My husband has been married to two women in our 32 year marriage, both lived in the same body, and their lives are so different.
How do you explain the two of me?
From brainwashed, to open mind.
The contrasts from the inside go from tight constriction, to breathtaking expansion.
Void of deep feelings and vulnerable connections, into a deep understanding of myself; my body, mind and soul.
From colorless to colorful.
Meaningless to deep meaning.
The woman he married lived with fear as her driving force. Rules and sins defined her, in how she saw the world, herself and others.
The only way I can really see and understand her today, is to be with women who are still living in the confines of their religious mind. Compound that with affects of being abused.
Looking back, I believe I was drawn to the opposite of me.
My husband's unwillingness to be ruled by rules. His effortlessness to be himself always. He lived by kindness and a warm heart. He wasn't going to fit into a small box of conformity.
He actually was my guiding light, as I integrated my truths and dared to live outside of any religion.
He didn't need anyone telling him how to feel, how to live, how to be himself.
He knew himself and was just that.
He has always been comfortable with authentic people regardless of how they express themselves.
He accepted and loved me as a religious woman, who believed she had high morals and values. I believed back then, that I was living my truth. And, perhaps I was.
The sign I was abused, was that I came from dysfunction and didn't know it. My unawareness of my truths.
I was 46 years old and had been married for 18 years, when I discovered the truth within me. The life changing discovering that I was a victim of sexual abuse. We, at that time, thought we had a good marriage, and that we were in a good place.
A new woman was born in that moment, and we both had to be open to who she was.
What would this new woman need, and be, and love?
We placed our marriage on the floor to give ourselves time and space to explore how she would fit into the world we had created without her.
It is still amazing to me, for it was quite terrifying to be her.
I was learning where I truly came from and the truths of my pasts and who I was. And, the horrifying understanding, that I didn't know me.
Not the real me, the me who was abused and how it affected and directed who I was.
Bringing in the whole truth of me into an already running life, was a very challenging, exciting, and daunting task.
I didn't know which parts of my life were authentic or just an un-natural response to abuse.
The woman who grew from each choice I made was one that naturally fit in with my husband.

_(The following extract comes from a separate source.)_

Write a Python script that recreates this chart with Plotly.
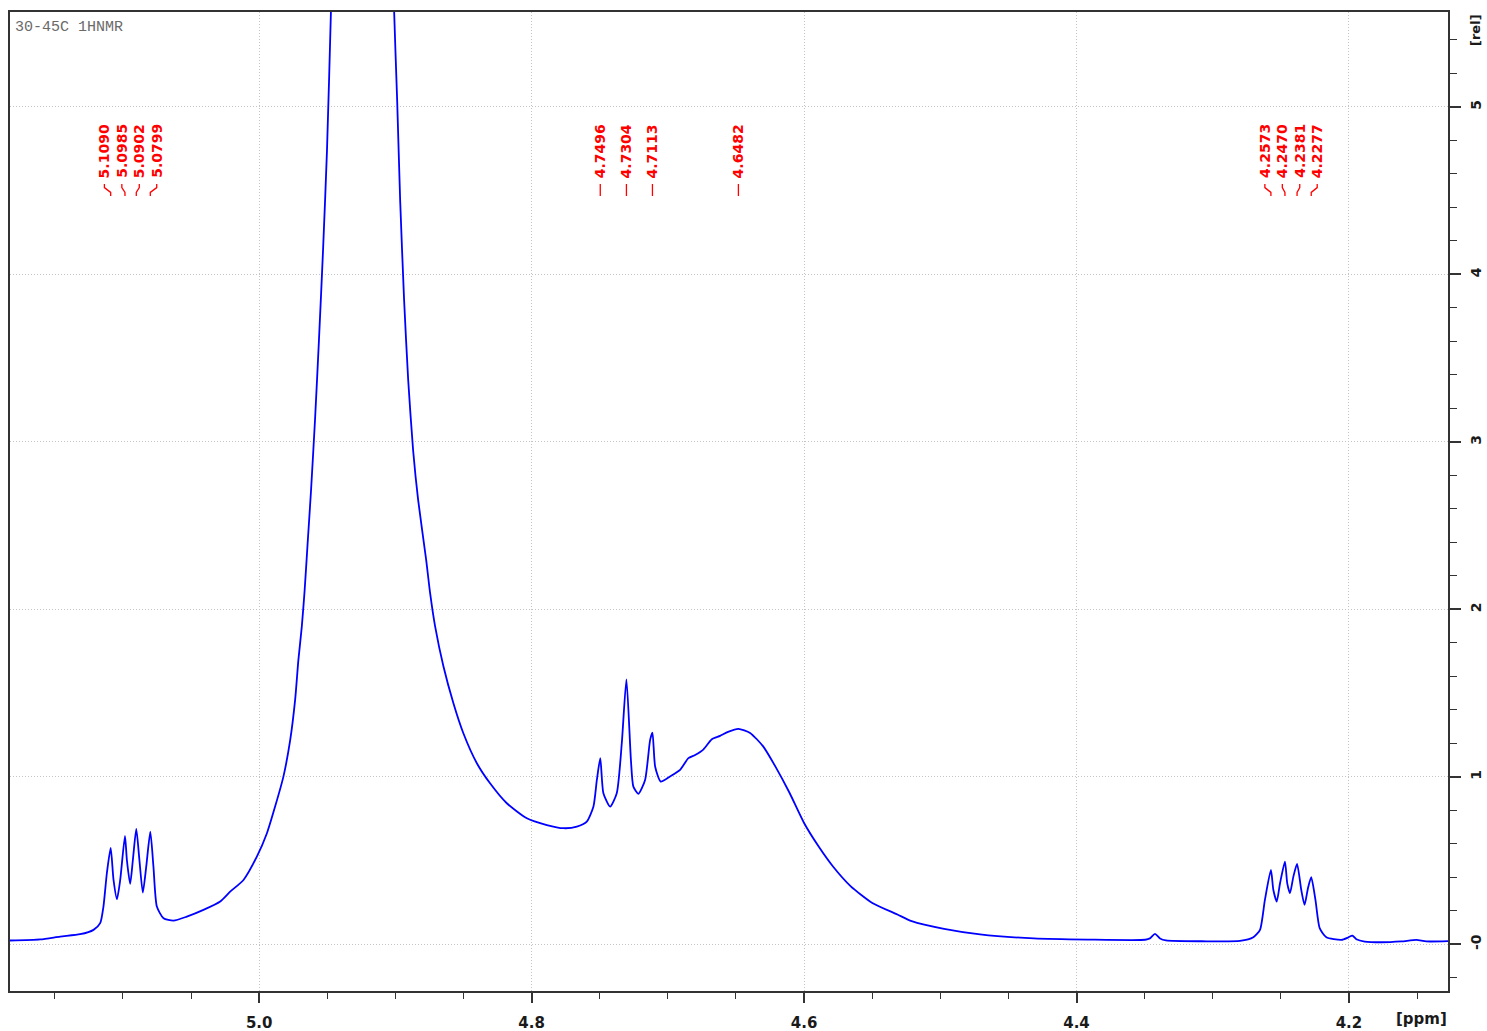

A woman who unabashedly was herself, uncompromisingly so. There isn't a part of me that is built for the comfort of others.

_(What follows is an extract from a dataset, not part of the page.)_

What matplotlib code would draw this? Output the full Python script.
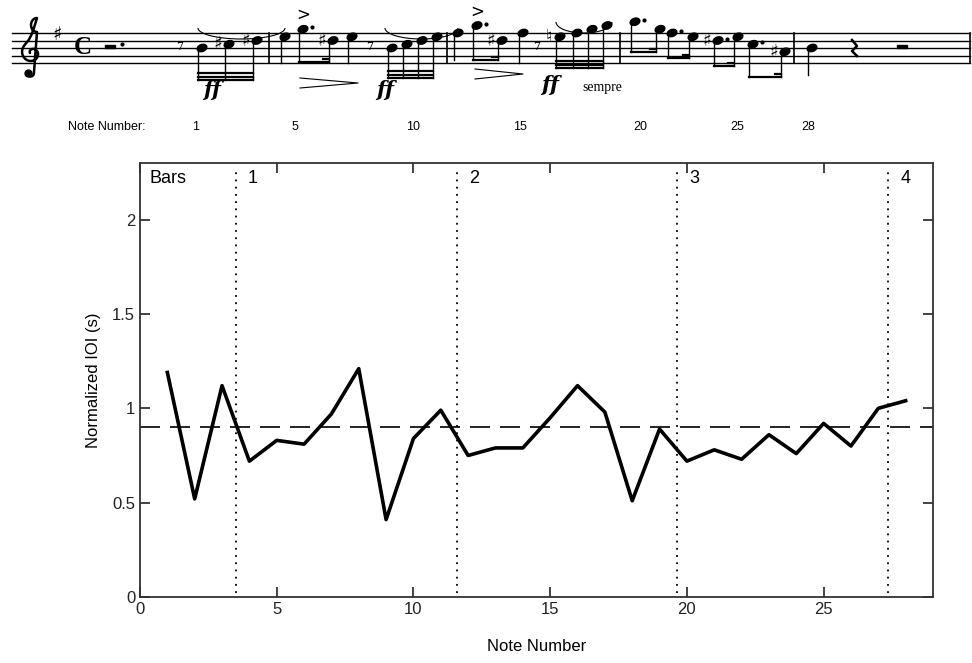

While this may seem harsh, it really is quite freeing to be with someone who doesn't need you to complete them. There is no part of me that is upheld with how others act or behave.
Love to me is being free to be yourself.
Love doesn't try to shape you or model you into something else.
The reason that our love works, is that it accepts you as you are.
And, this allows for expansion.
It is boundary less.
Perhaps the only rule of our marriage is to be yourself. We can tell immediately when one of us is off - when we are not being true to who we are.
We were married at my parents home with just immediate family.
Here is a picture I gave him while we were dating.
He and I both had no idea where our lives would lead us, and how much I would change.
Even in my wildest of dreams would I ever have dreamed I would be where I am today.
I was authentic as a religious person and one who didn't know her own truth.
Authentically in denial.
I am at peace with the woman I have become and thank the woman I was, for she allowed me to survive.
I believe the strength of any relationship is valued by how much you can be your true self.